I state it in a brief sentence, with hand gestures eg "Comprehension is when we understand what we read" with hand gestures of making a capital C, pointing to head like thinking, opening a book (trust me, it works. The kids even contribute to assigning gestures to concepts).

Repeat it with the hand gestures.
Students mirror me with hand gestures and say the sentence with me (this is the command "Mirror with words")

Students turn to a partner and repeat the teaching point with hand gestures (this is the Teach Okay! command). Students do this repeatedly until I call for their attention back to me (this is the Class! Yes! command).

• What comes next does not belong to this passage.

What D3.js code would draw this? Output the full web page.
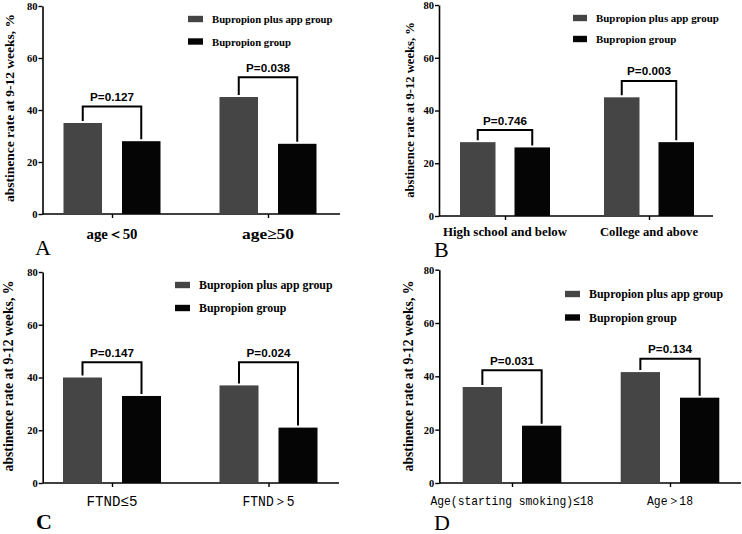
<!DOCTYPE html>
<html>
<head>
<meta charset="utf-8">
<script src="https://cdn.jsdelivr.net/npm/d3@7"></script>
<style>
  html, body { margin: 0; padding: 0; background: #fff; }
  svg { display: block; }
</style>
</head>
<body>
<svg id="chart" width="742" height="534"></svg>
<script>
// ---------------- data ----------------
const groups = ["Bupropion plus app group", "Bupropion group"];
const yTicks = [0, 20, 40, 60, 80];
const yTitle = "abstinence rate at 9-12 weeks, %";

const catsA = ["age＜50", "age≥50"];
const appA = [35, 45];
const bupA = [28, 27];
const pA = ["P=0.127", "P=0.038"];
const brA = [41.3, 52.6];

const catsB = ["High school and below", "College and above"];
const appB = [28, 45];
const bupB = [26, 28];
const pB = ["P=0.746", "P=0.003"];
const brB = [32.6, 51.2];

const catsC = ["FTND≤5", "FTND＞5"];
const appC = [40, 37];
const bupC = [33, 21];
const pC = ["P=0.147", "P=0.024"];
const brC = [45.8, 45.8];

const catsD = ["Age(starting smoking)≤18", "Age＞18"];
const appD = [36, 41.6];
const bupD = [21.5, 32];
const pD = ["P=0.031", "P=0.134"];
const brD = [42.3, 46.6];

const letters = ["A", "B", "C", "D"];

// ---------------- layout ----------------
const colors = ["#454545", "#050505"];
const serif = "'Liberation Serif', 'Times New Roman', serif";
const sans = "'Liberation Sans', Arial, sans-serif";
const mono = "'Liberation Mono', 'Courier New', monospace";

const layouts = [
  { x0: 42.5, x1: 340, y0: 214, y80: 6, c: [112, 268], bw: 38.5, hg: 10,
    leg: { x: 188, y: [19, 41.5], fs: 10.7, sw: 15 },
    yt: { x: 9, y: 108, fs: 13.5 },
    xl: { y: 239, fs: 15, font: serif, weight: "bold", w: [51, 52] },
    letter: { x: 35, y: 255, weight: "normal" } },
  { x0: 439, x1: 713, y0: 216, y80: 5, c: [505, 649], bw: 35.5, hg: 9.5,
    leg: { x: 573, y: [18, 39], fs: 10.9, sw: 14 },
    yt: { x: 410, y: 110, fs: 12.6 },
    xl: { y: 236, fs: 13, font: serif, weight: "bold", w: [124, 98] },
    letter: { x: 434, y: 257, weight: "normal" } },
  { x0: 42.7, x1: 339, y0: 483, y80: 272, c: [112, 268.5], bw: 39, hg: 10,
    leg: { x: 175, y: [285, 308], fs: 11.85, sw: 15 },
    yt: { x: 8, y: 376, fs: 13.7 },
    xl: { y: 506, fs: 15, font: mono, weight: "normal", w: [51, 52] },
    letter: { x: 36, y: 529, weight: "bold" } },
  { x0: 439.3, x1: 741, y0: 483, y80: 269.7, c: [512, 670], bw: 39.3, hg: 10,
    leg: { x: 565, y: [294, 317.5], fs: 11.9, sw: 15 },
    yt: { x: 408, y: 376, fs: 13.7 },
    xl: { y: 505, fs: 13.5, font: mono, weight: "normal", w: [163, 46] },
    letter: { x: 434, y: 530, weight: "normal" } }
];

const panels = [
  { cats: catsA, app: appA, bup: bupA, p: pA, br: brA },
  { cats: catsB, app: appB, bup: bupB, p: pB, br: brB },
  { cats: catsC, app: appC, bup: bupC, p: pC, br: brC },
  { cats: catsD, app: appD, bup: bupD, p: pD, br: brD }
];

const svg = d3.select("#chart");

panels.forEach((P, i) => {
  const L = layouts[i];
  const g = svg.append("g");
  const y = d3.scaleLinear().domain([0, 80]).range([L.y0, L.y80]);
  const x = d3.scalePoint().domain(P.cats).range(L.c);

  // y axis
  const ya = g.append("g").attr("transform", `translate(${L.x0},0)`)
    .call(d3.axisLeft(y).tickValues(yTicks).tickSize(4).tickSizeOuter(0).tickPadding(1));
  ya.select(".domain").attr("stroke", "#000").attr("stroke-width", 1.6);
  ya.selectAll(".tick line").attr("stroke", "#000").attr("stroke-width", 1.4);
  ya.selectAll(".tick text").attr("font-family", serif).attr("font-weight", "bold")
    .attr("font-size", 10.5).attr("fill", "#000");

  // x axis
  const xa = g.append("g").attr("transform", `translate(0,${L.y0})`)
    .call(d3.axisBottom(x).tickSize(4).tickSizeOuter(0).tickFormat(""));
  xa.select(".domain").remove();
  xa.selectAll(".tick line").attr("stroke", "#000").attr("stroke-width", 1.4);
  g.append("line").attr("x1", L.x0).attr("x2", L.x1).attr("y1", L.y0).attr("y2", L.y0)
    .attr("stroke", "#000").attr("stroke-width", 1.6);

  // x labels
  g.selectAll(".xl").data(P.cats).enter().append("text")
    .attr("x", d => x(d)).attr("y", L.xl.y)
    .attr("text-anchor", "middle")
    .attr("font-family", L.xl.font).attr("font-weight", L.xl.weight)
    .attr("font-size", L.xl.fs).attr("fill", "#000")
    .attr("textLength", (d, j) => L.xl.w[j]).attr("lengthAdjust", "spacingAndGlyphs")
    .text(d => d);

  // bars
  const series = [P.app, P.bup];
  series.forEach((vals, s) => {
    g.selectAll(".bar" + s).data(P.cats).enter().append("rect")
      .attr("x", d => s === 0 ? x(d) - L.hg - L.bw : x(d) + L.hg)
      .attr("width", L.bw)
      .attr("y", (d, j) => y(vals[j]))
      .attr("height", (d, j) => y(0) - y(vals[j]))
      .attr("fill", colors[s]);
  });

  // brackets
  P.cats.forEach((c, j) => {
    const xl = x(c) - L.hg - L.bw / 2;
    const xr = x(c) + L.hg + L.bw / 2;
    const yb = y(P.br[j]);
    g.append("path")
      .attr("d", `M${xl},${y(P.app[j]) - 2}V${yb}H${xr}V${y(P.bup[j]) - 2}`)
      .attr("fill", "none").attr("stroke", "#000").attr("stroke-width", 2);
    g.append("text")
      .attr("x", (xl + xr) / 2).attr("y", yb - 5.5)
      .attr("text-anchor", "middle")
      .attr("font-family", sans).attr("font-weight", "bold").attr("font-size", 11.7)
      .attr("fill", "#000").text(P.p[j]);
  });

  // legend
  groups.forEach((name, s) => {
    g.append("rect").attr("x", L.leg.x).attr("y", L.leg.y[s] - 3.2)
      .attr("width", L.leg.sw).attr("height", 6.4).attr("fill", colors[s]);
    g.append("text").attr("x", L.leg.x + L.leg.sw + 9).attr("y", L.leg.y[s])
      .attr("dominant-baseline", "central")
      .attr("font-family", serif).attr("font-weight", "bold").attr("font-size", L.leg.fs)
      .attr("fill", "#000").text(name);
  });

  // y title
  g.append("text")
    .attr("transform", `translate(${L.yt.x},${L.yt.y}) rotate(-90)`)
    .attr("text-anchor", "middle").attr("dominant-baseline", "central")
    .attr("font-family", serif).attr("font-weight", "bold").attr("font-size", L.yt.fs)
    .attr("fill", "#000").text(yTitle);

  // panel letter
  g.append("text").attr("x", L.letter.x).attr("y", L.letter.y)
    .attr("font-family", serif).attr("font-weight", L.letter.weight).attr("font-size", 22)
    .attr("fill", "#000").text(letters[i]);
});
</script>
</body>
</html>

I particularly love the "Teach Okay!" command because it allows me to monitor who has grasped the teaching point. If students are facing their partners and cannot "teach" their partner the brief sentence with gestures, I know that I need to go over it again with the whole class, perhaps even simplifying it again.

All of this, of course, requires a lot of practicing throughout the year, modelling correct and incorrect ways of doing all of the commands. For example, when doing a "Teach Okay!" there is a lot of modelling of facing a partner so that knees are touching, how to find a partner, how to listen to the partner as they are saying the teaching point with gestures, etc.

At the start of the year, my year 1/2 class were terrible at repeating my basic sentences. They were instantly forgetting instructions and teaching points, so quickly that they could not repeat them to a partner during "Teach Okay". There has been so much improvement with comprehending the important stuff... especially because it is presented in this clear, explicit, fun way.

The best part of all, is that my class loves it! They teach the substitute teachers the different parts of WBT because it has become such an integral and loved part of how the classroom operates. My class knows the routines so much, I can have a student come up the front and lead the class in a "Class! Yes!" or "Teach! Okay!"

My advice to anyone starting off on the WBT journey?

It's important to realise you don't have to take on board every aspect of WBT. There is a lot involved! Pick out what appeals to you and what you feel comfortable with and make that your starting point. I certainly don't use every aspect of WBT, only the elements that make sense in how I run my classroom.